I couldn't believe it when I saw this topic, it is so appropriate to my life at the moment. In 1960 when I was 4 and my brother 2 my mother had an (accidental) 3rd pregnancy which ended in placenta praevia at 28 weeks, my mother almost losing her life through haemorrhage and my sister living for just a couple of hours. Mum was never told why this had happened (my midwife and I worked it out) and I would never have been told except it came out during my troubled adolescence when they tried to explain why they felt as they did about my brother. He'd had an emergency bowel condition and surgery at 18 months and was still a toddler when Mum lost the baby. I feel as though from the age of 5 I ceased to exist to my parents. All the attention, all the affection felt as though it was going to him - there was no real interest in me, I was clothed and fed but never felt loved and that extended to my aunt and grandmother. I was at their bedsides in their last illnesses and all they would ask was "where's Derek?" The temptation to say "bloody (sorry) miles away where he usually is" was at times overwhelming. As adults his opinion would always be sought over mine, his information more believable than mine and their actions corresponded to his opinion. After a particularly disloyal incident a couple of months ago I cut contact with my parents and him. If it was him they wanted, it was him they got. I knew (ex-nurse) my father was in his last illness and it was just a matter of time (which I got right to within 5 days) but because it was me and what do I know no-one took notice. Much to the surprise of everyone, my father died on 30th December after causing more problems of the same sort for the same reason. I didn't go to the hospital for the end and I'm now the family pariah forbidden the funeral (didn't intend to go anyway) and a thoroughly bad person.
I wish my parents had talked about it; I feel as though the baby lost her life and I lost my parents and childhood but I also know my parents felt the stiff upper lip should be adopted but I also know the hurt is still there. My father worried so much when SiL and myself were pregnant.
I know my sisters birth date and I'm going to find out her burial place. DHs home county is Staffordshire and I've seen the SANDS memorial and there will be a stone for her soon because this wasn't her fault. Sorry I've gone on so but it was so good to see others in the same situation of the same mind.

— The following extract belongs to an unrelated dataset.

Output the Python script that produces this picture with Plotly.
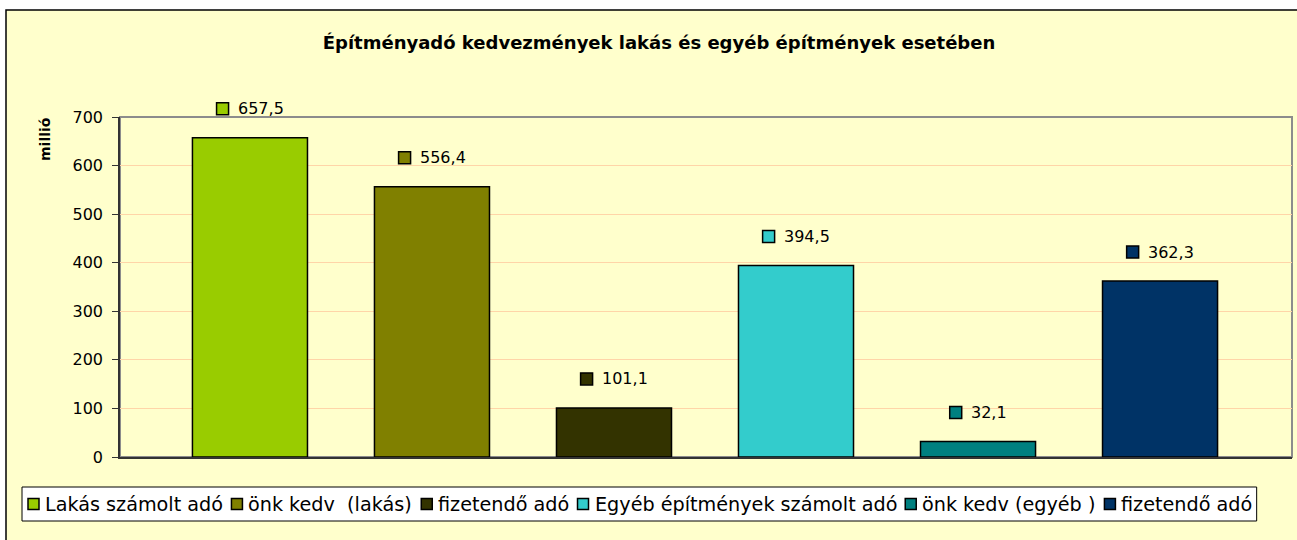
import plotly.graph_objects as go

# ---- data ----
series_names = ["Lakás számolt adó", "önk kedv  (lakás)", "fizetendő adó",
                "Egyéb építmények számolt adó", "önk kedv (egyéb )", "fizetendő adó"]
values = [657.5, 556.4, 101.1, 394.5, 32.1, 362.3]
value_labels = ["657,5", "556,4", "101,1", "394,5", "32,1", "362,3"]
colors = ["#99CC00", "#808000", "#333300", "#33CCCC", "#008080", "#003366"]
y_ticks = [0, 100, 200, 300, 400, 500, 600, 700]

FONT = "DejaVu Sans"
W, H = 1297, 540
L, R, T, B = 120, 5, 117, 83
PW, PH = W - L - R, H - T - B
X_RANGE = [-0.714, 5.725]
Y_RANGE = [0, 700]

# approximate DejaVu Sans advance widths (em)
CW = {" ": .318, "a": .613, "b": .635, "c": .55, "d": .635, "e": .615, "f": .352, "g": .635,
      "h": .634, "i": .278, "j": .278, "k": .579, "l": .278, "m": .974, "n": .634, "o": .612,
      "p": .635, "r": .411, "s": .521, "t": .392, "u": .634, "v": .592, "y": .592, "z": .525,
      "L": .557, "E": .632, "(": .39, ")": .39, "á": .613, "é": .615, "í": .278, "ö": .612,
      "ő": .612, "ó": .612, ",": .318}
for d in "0123456789":
    CW[d] = .636

def text_w(s, size):
    return sum(CW.get(ch, .6) for ch in s) * size

def px2x(px):
    return (px - L) / PW

def py2y(py):
    return (H - B - py) / PH

fig = go.Figure()
for i, (name, v, c) in enumerate(zip(series_names, values, colors)):
    fig.add_trace(go.Bar(
        x=[i], y=[v], name=name, width=0.632, showlegend=False,
        marker=dict(color=c, line=dict(color="black", width=1.5)),
        hoverinfo="skip",
    ))

shapes = []
annotations = []
# outer chart border / background
shapes.append(dict(type="rect", xref="paper", yref="paper",
                   x0=px2x(6), x1=px2x(1310), y0=py2y(10), y1=py2y(560),
                   fillcolor="#FFFFCC", line=dict(color="black", width=1.5), layer="below"))
# plot area border (top/right grey)
shapes.append(dict(type="rect", xref="paper", yref="paper", x0=0, x1=1, y0=0, y1=1,
                   line=dict(color="#8C8C8C", width=2), layer="below"))

# data labels: coloured square + value, centred above each bar
LBL_SIZE = 16
for i, (v, lab, c) in enumerate(zip(values, value_labels, colors)):
    tw = text_w(lab, LBL_SIZE)
    total = 13 + 8 + tw
    left = -total / 2
    xa = (i - X_RANGE[0]) / (X_RANGE[1] - X_RANGE[0])
    ya = (v - Y_RANGE[0]) / (Y_RANGE[1] - Y_RANGE[0])
    shapes.append(dict(type="rect", xref="paper", yref="paper", xsizemode="pixel", ysizemode="pixel",
                       xanchor=xa, yanchor=ya, x0=left, x1=left + 12, y0=23, y1=35,
                       fillcolor=c, line=dict(color="black", width=1.5)))
    annotations.append(dict(x=i, y=v, xref="x", yref="y", text=lab, showarrow=False,
                            xanchor="left", yanchor="middle", xshift=left + 19, yshift=29,
                            font=dict(family=FONT, size=LBL_SIZE, color="black")))

# y-axis title near the top of the axis
annotations.append(dict(text="<b>millió</b>", xref="paper", yref="paper",
                        x=px2x(45), y=py2y(139), textangle=-90, showarrow=False,
                        xanchor="center", yanchor="middle",
                        font=dict(family=FONT, size=14, color="black")))

# legend (drawn as a boxed row below the plot)
LEG_SIZE = 19.2
LEG_TOP, LEG_BOT = 487, 521
LEG_MID = (LEG_TOP + LEG_BOT) / 2
box_left = 22
x = box_left + 6
items = []
for name, c in zip(series_names, colors):
    items.append((x, name, c))
    x += 11 + 4 + text_w(name, LEG_SIZE) + 10
box_right = x - 10 + 6
shapes.append(dict(type="rect", xref="paper", yref="paper",
                   x0=px2x(box_left), x1=px2x(box_right), y0=py2y(LEG_BOT), y1=py2y(LEG_TOP),
                   fillcolor="white", line=dict(color="black", width=1), layer="below"))
for (sx, name, c) in items:
    shapes.append(dict(type="rect", xref="paper", yref="paper",
                       x0=px2x(sx), x1=px2x(sx + 11), y0=py2y(LEG_MID + 5.5), y1=py2y(LEG_MID - 5.5),
                       fillcolor=c, line=dict(color="black", width=1.5)))
    annotations.append(dict(text=name, xref="paper", yref="paper", x=px2x(sx + 15), y=py2y(LEG_MID),
                            xanchor="left", yanchor="middle", showarrow=False,
                            font=dict(family=FONT, size=LEG_SIZE, color="black")))

fig.update_layout(
    width=W, height=H,
    margin=dict(l=L, r=R, t=T, b=B, pad=0),
    paper_bgcolor="white",
    plot_bgcolor="#FFFFCC",
    barmode="overlay",
    showlegend=False,
    title=dict(text="<b>Építményadó kedvezmények lakás és egyéb építmények esetében</b>",
               x=659 / W, xref="container", xanchor="center",
               y=1 - 43 / H, yref="container", yanchor="middle",
               font=dict(family=FONT, size=18, color="black")),
    xaxis=dict(range=X_RANGE, showticklabels=False, showgrid=False, zeroline=False,
               showline=True, linecolor="#333333", linewidth=1.5, ticks=""),
    yaxis=dict(range=Y_RANGE, tickvals=y_ticks, ticktext=[str(t) for t in y_ticks],
               showgrid=True, gridcolor="#FFD5A8", gridwidth=1, zeroline=False,
               showline=True, linecolor="#333333", linewidth=1.5,
               ticks="outside", ticklen=6, tickcolor="#333333", tickwidth=1,
               ticklabelstandoff=6,
               tickfont=dict(family=FONT, size=16, color="black")),
    shapes=shapes,
    annotations=annotations,
)

fig.write_html("out.html", config={"displayModeBar": False},
               post_script="document.body.style.margin='0';")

Luckylegs9 Sat 12-Dec-15 08:38:58

This thread has made me cry. How I wish none of you had to suffer the loss of a child and in some cases children. Sands is a brilliant organisation, at the National Arboretum they have a garden there. I have put two stones for two grandchildren lost that I have never been able to talk about, the parents can't, but understand that it is their pain and they have to cope the best way they can.

RafisGrandma1957 Wed 02-Dec-15 22:07:07

We lost our son Adam at 13.5 weeks just over 35 years ago. I was alone when I found him and have never got over the trauma. We have 3 lovely children and one gorgeous grandson but you can still scratch the surface and it is as painful as if it was yesterday. You never get over these things, just learn to live with them.

Nelliemaggs Wed 02-Dec-15 12:34:37

This is so sad and I am weeping into my cup of tea. My baby brother died at two days when I was ten and I thought it was my fault because I was often told that I was a bad child. My father gave us older ones a list of words we were never to utter, songs we may not sing. Then no-one ever mentioned him again and the guilt stayed with me.
Ten years later I lost my own baby to adoption, the circumstances of which meant I could not tell anyone about it, had to get straight back to work and never grieved, though the guilt and pain were there every day for the following 50 plus years.
I have been lucky to be blessed with three more children and 6 wonderful grandchildren but the pain remains and I have often thought I should seek out bereavement counselling but the guilt gets in the way.